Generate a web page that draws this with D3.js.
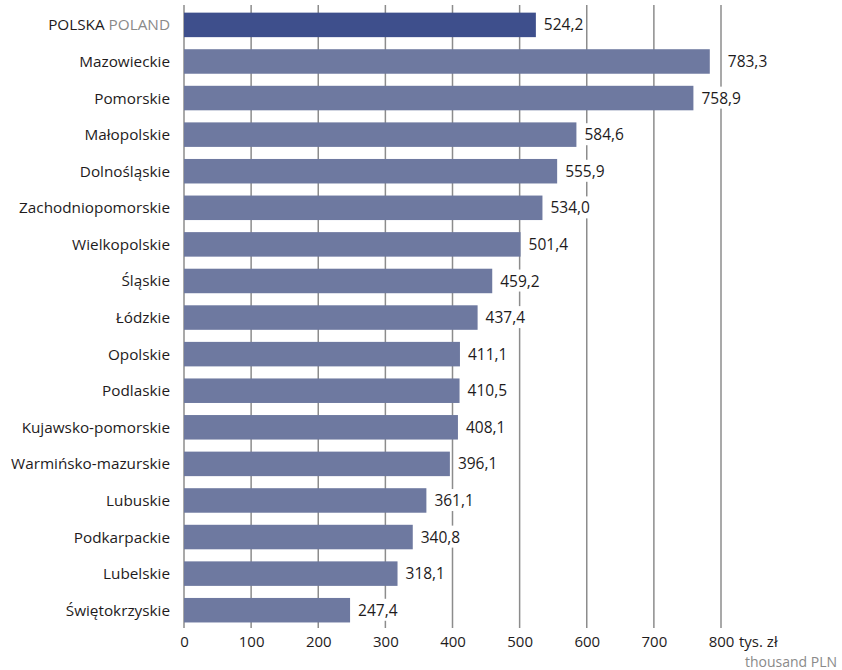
<!DOCTYPE html>
<html><head><meta charset="utf-8">
<script src="https://cdn.jsdelivr.net/npm/d3@7"></script>
<style>body{margin:0;background:#fff}svg{display:block}text{font-family:"Open Sans",sans-serif}</style>
</head><body>
<script>
const categories = ["POLSKA","Mazowieckie","Pomorskie","Małopolskie","Dolnośląskie","Zachodniopomorskie","Wielkopolskie","Śląskie","Łódzkie","Opolskie","Podlaskie","Kujawsko-pomorskie","Warmińsko-mazurskie","Lubuskie","Podkarpackie","Lubelskie","Świętokrzyskie"];
const values = [524.2,783.3,758.9,584.6,555.9,534.0,501.4,459.2,437.4,411.1,410.5,408.1,396.1,361.1,340.8,318.1,247.4];
const ticks = [0,100,200,300,400,500,600,700,800];
const W=842,H=670;
const svg=d3.select("body").append("svg").attr("width",W).attr("height",H);
const x=d3.scaleLinear().domain([0,800]).range([184,721]);
const y=d3.scaleBand().domain(categories).range([6.6,628.5]).paddingInner(0.33).paddingOuter(0.165);
const TXT="#1e1b1c";
// gridlines
svg.append("g").selectAll("line").data(ticks).join("line")
 .attr("x1",d=>x(d)).attr("x2",d=>x(d)).attr("y1",5).attr("y2",628)
 .attr("stroke","#8c8c8c").attr("stroke-width",1.5);
// bars
svg.append("g").selectAll("rect").data(categories).join("rect")
 .attr("x",x(0)).attr("y",d=>y(d)).attr("height",y.bandwidth())
 .attr("width",(d,i)=>x(values[i])-x(0))
 .attr("fill",(d,i)=>i===0?"#3e4f8c":"#6e79a0");
// value labels with white background
const vl=svg.append("g");
categories.forEach((c,i)=>{
  const t=vl.append("text").attr("x",x(values[i])+(i===1?18:8)).attr("y",y(c)+y.bandwidth()/2).attr("dy","0.36em")
   .attr("font-size",15.5).attr("fill",TXT).text(d3.format(".1f")(values[i]).replace(".",","));
  const b=t.node().getBBox();
  vl.insert("rect","text").attr("x",b.x-2).attr("y",b.y).attr("width",b.width+4).attr("height",b.height).attr("fill","#fff");
});
// category labels
const cl=svg.append("g");
categories.forEach((c,i)=>{
  const t=cl.append("text").attr("x",170).attr("y",y(c)+y.bandwidth()/2).attr("dy","0.36em")
   .attr("text-anchor","end").attr("font-size",15.3).attr("fill",TXT);
  t.append("tspan").text(c);
  if(i===0) t.append("tspan").attr("fill","#8a8a8a").text(" POLAND");
});
// axis
const ax=d3.axisBottom(x).tickValues(ticks).tickSize(0).tickPadding(0).tickFormat(d=>d);
const g=svg.append("g").attr("transform","translate(0,642)").call(ax);
g.select(".domain").remove();
g.selectAll("text").attr("font-size",15).attr("fill",TXT).attr("dy","0.36em").attr("y",0)
 .style("font-family","'Open Sans',sans-serif");
svg.append("text").attr("x",x(800)+18).attr("y",642).attr("dy","0.36em").attr("font-size",15).attr("fill",TXT).text("tys. zł");
svg.append("text").attr("x",837).attr("y",661.5).attr("dy","0.36em").attr("text-anchor","end").attr("font-size",14).attr("fill","#8a8a8a").text("thousand PLN");
</script>
</body></html>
==*==
» Given exercise
Filter the data for the string "with" and copy every line that has it.

» Response
Generate a web page that draws this with D3.js.
// value labels with white background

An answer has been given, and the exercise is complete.